OBJECTIVE: Extract the lines of the material below, beginning with the first and ending with the line that holds "ax.spines[s].set_linewidth(2.2)". Skip every picture.

(Dataset excerpt)
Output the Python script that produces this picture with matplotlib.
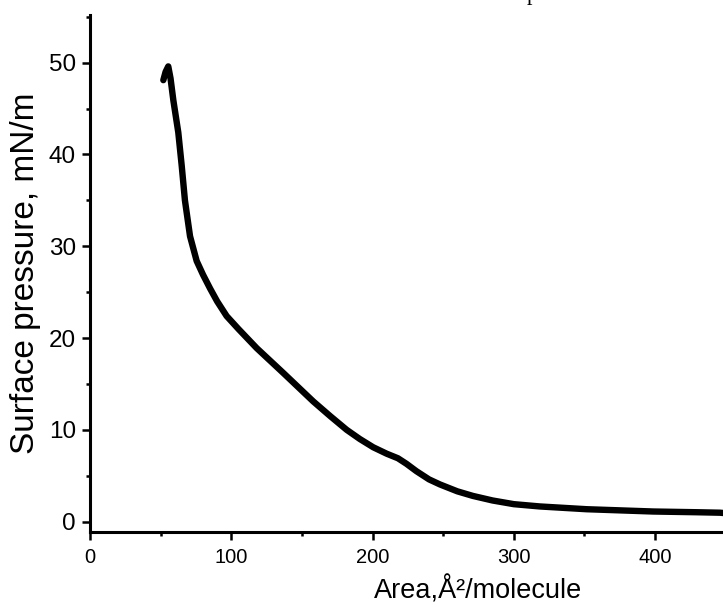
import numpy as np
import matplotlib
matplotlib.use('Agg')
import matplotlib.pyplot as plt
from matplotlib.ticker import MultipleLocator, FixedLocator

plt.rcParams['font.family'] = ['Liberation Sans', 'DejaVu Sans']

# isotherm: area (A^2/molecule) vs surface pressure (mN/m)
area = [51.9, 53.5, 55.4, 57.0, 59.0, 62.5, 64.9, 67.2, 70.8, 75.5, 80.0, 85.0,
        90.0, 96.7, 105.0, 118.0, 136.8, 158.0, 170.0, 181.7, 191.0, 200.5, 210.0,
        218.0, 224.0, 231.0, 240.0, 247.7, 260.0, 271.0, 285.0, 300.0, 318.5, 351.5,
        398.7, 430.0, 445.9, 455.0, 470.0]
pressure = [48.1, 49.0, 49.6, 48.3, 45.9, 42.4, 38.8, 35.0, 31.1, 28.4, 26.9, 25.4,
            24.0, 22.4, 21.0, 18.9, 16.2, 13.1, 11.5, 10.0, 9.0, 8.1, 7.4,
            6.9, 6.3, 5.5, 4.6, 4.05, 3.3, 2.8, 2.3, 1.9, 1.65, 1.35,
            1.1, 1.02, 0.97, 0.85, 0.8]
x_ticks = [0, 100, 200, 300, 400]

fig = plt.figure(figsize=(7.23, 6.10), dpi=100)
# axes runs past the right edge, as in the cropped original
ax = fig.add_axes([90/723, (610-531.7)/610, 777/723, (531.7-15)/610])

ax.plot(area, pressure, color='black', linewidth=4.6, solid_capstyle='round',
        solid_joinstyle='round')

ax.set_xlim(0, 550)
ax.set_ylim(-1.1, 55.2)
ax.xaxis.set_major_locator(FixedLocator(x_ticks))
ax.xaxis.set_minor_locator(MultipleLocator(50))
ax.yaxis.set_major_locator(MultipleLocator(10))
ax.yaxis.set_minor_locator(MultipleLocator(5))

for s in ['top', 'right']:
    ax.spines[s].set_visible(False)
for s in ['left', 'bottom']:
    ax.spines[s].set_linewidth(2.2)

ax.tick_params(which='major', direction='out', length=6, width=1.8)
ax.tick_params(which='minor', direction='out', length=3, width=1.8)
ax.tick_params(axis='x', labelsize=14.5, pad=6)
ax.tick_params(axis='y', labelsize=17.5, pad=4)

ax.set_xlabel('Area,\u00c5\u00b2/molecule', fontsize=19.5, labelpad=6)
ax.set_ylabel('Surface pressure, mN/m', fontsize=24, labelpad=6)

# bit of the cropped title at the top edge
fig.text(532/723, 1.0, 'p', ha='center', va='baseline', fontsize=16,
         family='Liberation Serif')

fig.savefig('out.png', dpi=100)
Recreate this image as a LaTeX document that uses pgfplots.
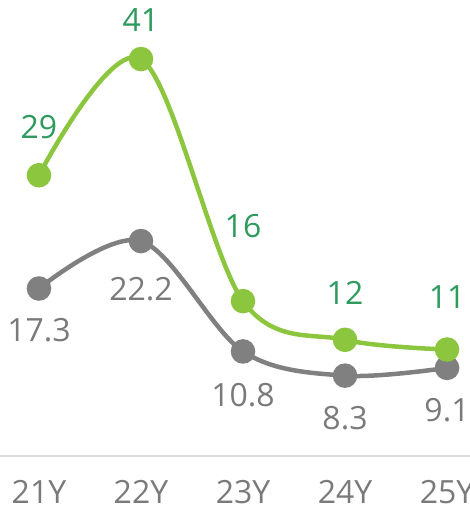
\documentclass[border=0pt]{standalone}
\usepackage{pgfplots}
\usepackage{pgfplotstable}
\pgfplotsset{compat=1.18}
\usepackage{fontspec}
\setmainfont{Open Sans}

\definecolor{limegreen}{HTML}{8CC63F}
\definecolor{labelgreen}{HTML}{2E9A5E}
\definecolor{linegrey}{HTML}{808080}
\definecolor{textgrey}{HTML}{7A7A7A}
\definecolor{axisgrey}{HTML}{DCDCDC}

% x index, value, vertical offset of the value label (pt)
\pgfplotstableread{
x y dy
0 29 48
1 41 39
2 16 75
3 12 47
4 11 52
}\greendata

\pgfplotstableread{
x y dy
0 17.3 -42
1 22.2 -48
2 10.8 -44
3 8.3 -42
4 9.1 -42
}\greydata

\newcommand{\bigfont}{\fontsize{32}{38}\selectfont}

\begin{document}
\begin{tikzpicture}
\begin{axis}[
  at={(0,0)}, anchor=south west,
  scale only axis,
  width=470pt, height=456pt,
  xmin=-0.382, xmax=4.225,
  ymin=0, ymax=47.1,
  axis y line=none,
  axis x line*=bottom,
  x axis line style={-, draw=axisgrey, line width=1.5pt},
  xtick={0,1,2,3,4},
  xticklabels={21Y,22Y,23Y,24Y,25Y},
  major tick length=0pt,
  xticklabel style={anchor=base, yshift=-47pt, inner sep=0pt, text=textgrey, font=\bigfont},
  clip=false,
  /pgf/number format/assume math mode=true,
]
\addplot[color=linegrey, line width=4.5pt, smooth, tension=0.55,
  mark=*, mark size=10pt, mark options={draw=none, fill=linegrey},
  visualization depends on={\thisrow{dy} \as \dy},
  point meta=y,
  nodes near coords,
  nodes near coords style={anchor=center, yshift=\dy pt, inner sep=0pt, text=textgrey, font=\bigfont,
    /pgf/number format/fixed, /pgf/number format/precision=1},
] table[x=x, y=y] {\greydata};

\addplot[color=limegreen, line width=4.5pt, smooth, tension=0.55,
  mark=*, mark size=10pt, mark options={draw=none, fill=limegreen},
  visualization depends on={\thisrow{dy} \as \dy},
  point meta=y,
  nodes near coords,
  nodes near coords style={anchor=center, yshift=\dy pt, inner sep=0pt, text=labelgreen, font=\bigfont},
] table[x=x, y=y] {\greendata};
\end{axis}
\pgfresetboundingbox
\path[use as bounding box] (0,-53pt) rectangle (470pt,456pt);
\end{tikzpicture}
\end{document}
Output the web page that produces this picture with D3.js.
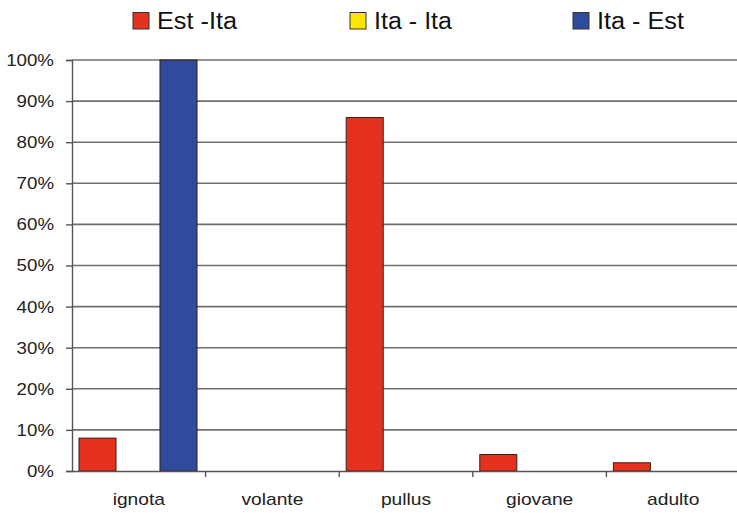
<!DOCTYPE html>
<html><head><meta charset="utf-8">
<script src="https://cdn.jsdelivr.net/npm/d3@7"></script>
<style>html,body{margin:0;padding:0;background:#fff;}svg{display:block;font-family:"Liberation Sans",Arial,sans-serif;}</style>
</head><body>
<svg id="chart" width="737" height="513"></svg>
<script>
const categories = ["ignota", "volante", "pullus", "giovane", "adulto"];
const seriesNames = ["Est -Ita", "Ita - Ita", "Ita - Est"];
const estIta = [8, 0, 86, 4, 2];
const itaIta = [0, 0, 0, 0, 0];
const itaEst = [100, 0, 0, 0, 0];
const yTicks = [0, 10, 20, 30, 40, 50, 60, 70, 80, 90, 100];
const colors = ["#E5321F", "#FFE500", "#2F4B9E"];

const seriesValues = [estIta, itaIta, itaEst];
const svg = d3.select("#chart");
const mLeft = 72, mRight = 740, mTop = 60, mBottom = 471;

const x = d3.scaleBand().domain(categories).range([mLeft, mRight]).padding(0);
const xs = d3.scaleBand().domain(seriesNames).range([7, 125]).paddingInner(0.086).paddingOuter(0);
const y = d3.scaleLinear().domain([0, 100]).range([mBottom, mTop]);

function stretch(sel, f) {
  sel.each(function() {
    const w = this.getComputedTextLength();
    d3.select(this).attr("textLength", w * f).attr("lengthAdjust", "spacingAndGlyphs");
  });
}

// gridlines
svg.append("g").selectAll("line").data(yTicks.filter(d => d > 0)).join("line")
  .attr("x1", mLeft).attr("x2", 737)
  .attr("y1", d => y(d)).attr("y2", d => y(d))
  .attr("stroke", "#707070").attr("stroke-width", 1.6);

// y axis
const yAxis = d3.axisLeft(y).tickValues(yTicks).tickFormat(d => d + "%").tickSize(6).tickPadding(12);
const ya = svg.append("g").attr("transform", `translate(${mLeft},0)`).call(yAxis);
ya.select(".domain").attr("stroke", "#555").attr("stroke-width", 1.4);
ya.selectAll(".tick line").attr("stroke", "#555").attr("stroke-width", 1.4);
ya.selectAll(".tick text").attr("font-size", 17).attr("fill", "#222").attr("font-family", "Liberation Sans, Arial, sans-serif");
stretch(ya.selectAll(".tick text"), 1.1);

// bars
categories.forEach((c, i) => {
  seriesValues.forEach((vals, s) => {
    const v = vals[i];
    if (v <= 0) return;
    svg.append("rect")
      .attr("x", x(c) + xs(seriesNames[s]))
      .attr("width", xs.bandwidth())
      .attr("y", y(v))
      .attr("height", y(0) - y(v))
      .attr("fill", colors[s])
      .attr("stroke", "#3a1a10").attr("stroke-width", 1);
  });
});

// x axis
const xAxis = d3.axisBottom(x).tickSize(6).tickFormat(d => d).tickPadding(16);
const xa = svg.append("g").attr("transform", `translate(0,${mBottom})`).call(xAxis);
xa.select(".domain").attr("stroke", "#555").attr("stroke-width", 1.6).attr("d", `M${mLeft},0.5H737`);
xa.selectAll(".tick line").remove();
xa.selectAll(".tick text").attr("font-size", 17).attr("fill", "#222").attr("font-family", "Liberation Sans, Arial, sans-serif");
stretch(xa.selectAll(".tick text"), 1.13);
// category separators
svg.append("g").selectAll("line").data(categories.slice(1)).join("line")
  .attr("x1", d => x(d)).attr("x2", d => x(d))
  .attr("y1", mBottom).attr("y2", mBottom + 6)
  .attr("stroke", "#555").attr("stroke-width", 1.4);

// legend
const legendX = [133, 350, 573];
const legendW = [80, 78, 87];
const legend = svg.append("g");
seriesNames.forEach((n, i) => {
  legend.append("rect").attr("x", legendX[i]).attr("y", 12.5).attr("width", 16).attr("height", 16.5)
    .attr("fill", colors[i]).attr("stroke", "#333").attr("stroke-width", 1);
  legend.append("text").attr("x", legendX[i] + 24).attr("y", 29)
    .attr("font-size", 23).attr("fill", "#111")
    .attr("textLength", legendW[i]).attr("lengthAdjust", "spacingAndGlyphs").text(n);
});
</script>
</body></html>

ANSWER FOR THE TASK:
Output the Python script that produces this picture with matplotlib.
import numpy as np
import matplotlib
matplotlib.use('Agg')
import matplotlib.pyplot as plt
from matplotlib.ticker import MultipleLocator, FixedLocator

plt.rcParams['font.family'] = ['Liberation Sans', 'DejaVu Sans']

# isotherm: area (A^2/molecule) vs surface pressure (mN/m)
area = [51.9, 53.5, 55.4, 57.0, 59.0, 62.5, 64.9, 67.2, 70.8, 75.5, 80.0, 85.0,
        90.0, 96.7, 105.0, 118.0, 136.8, 158.0, 170.0, 181.7, 191.0, 200.5, 210.0,
        218.0, 224.0, 231.0, 240.0, 247.7, 260.0, 271.0, 285.0, 300.0, 318.5, 351.5,
        398.7, 430.0, 445.9, 455.0, 470.0]
pressure = [48.1, 49.0, 49.6, 48.3, 45.9, 42.4, 38.8, 35.0, 31.1, 28.4, 26.9, 25.4,
            24.0, 22.4, 21.0, 18.9, 16.2, 13.1, 11.5, 10.0, 9.0, 8.1, 7.4,
            6.9, 6.3, 5.5, 4.6, 4.05, 3.3, 2.8, 2.3, 1.9, 1.65, 1.35,
            1.1, 1.02, 0.97, 0.85, 0.8]
x_ticks = [0, 100, 200, 300, 400]

fig = plt.figure(figsize=(7.23, 6.10), dpi=100)
# axes runs past the right edge, as in the cropped original
ax = fig.add_axes([90/723, (610-531.7)/610, 777/723, (531.7-15)/610])

ax.plot(area, pressure, color='black', linewidth=4.6, solid_capstyle='round',
        solid_joinstyle='round')

ax.set_xlim(0, 550)
ax.set_ylim(-1.1, 55.2)
ax.xaxis.set_major_locator(FixedLocator(x_ticks))
ax.xaxis.set_minor_locator(MultipleLocator(50))
ax.yaxis.set_major_locator(MultipleLocator(10))
ax.yaxis.set_minor_locator(MultipleLocator(5))

for s in ['top', 'right']:
    ax.spines[s].set_visible(False)
for s in ['left', 'bottom']:
    ax.spines[s].set_linewidth(2.2)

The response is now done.